As for teaching tribes, I'ma go out on a limb and say there has never been a good teaching tribe (that I know of anyway). The one I think mr nauzhror thinks is good, really wasn't a good teaching tribe. 300!!! was not a bad tribe, but pretty much all I picked up there was an incentive to be more active. There was nothing really new there I hadn't seen before (well with the exception of PP's lightening startup guide, which was just a rigid build order so being told to do something rather than learning why). I didn't leave the tribe as a particularly good player, in fact I was still quite bad, but I was now capable of top 20 starts because I realised the power of activity. I didn't build good accounts, I didn't plan ahead and I certainly didn't think much at all. (Waiting for someone to say I still don't). I don't think that's a success. I guess teaching tribes probably function better than a standard 'noob' tribe, but that's about it from my experience (and what I have heard from others who have been in other teaching tribes)
One of the main reasons most teaching tribes don't work is this game is about adaptation and thinking, which isn't something teaching tribes have historically tried to do. They just teach you what their teachers think is right in certain circumstances.
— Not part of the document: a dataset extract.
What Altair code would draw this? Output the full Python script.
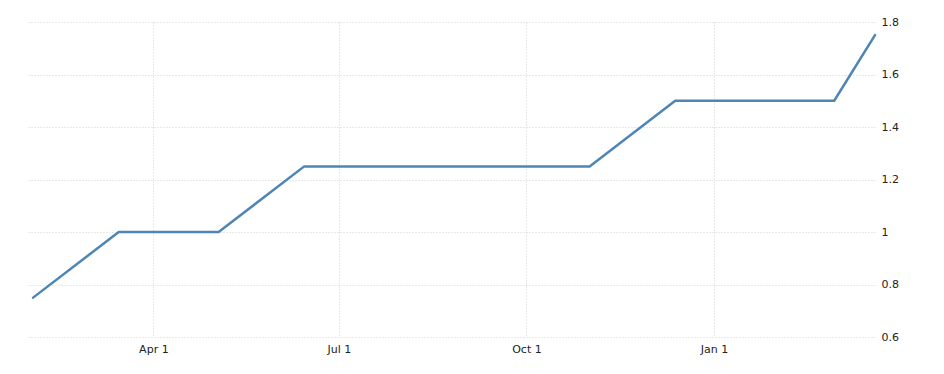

If they are somewhat competent they might discuss alternatives with you explaining pros and cons, but most players (and this includes 'teachers') are quite rigid in their play style (although at the same time they will claim versatility via one unit, HC) and that just gets passed on to the students.
The education of new players not working comes down to two things: most people don't want to teach properly and most people don't want to learn properly.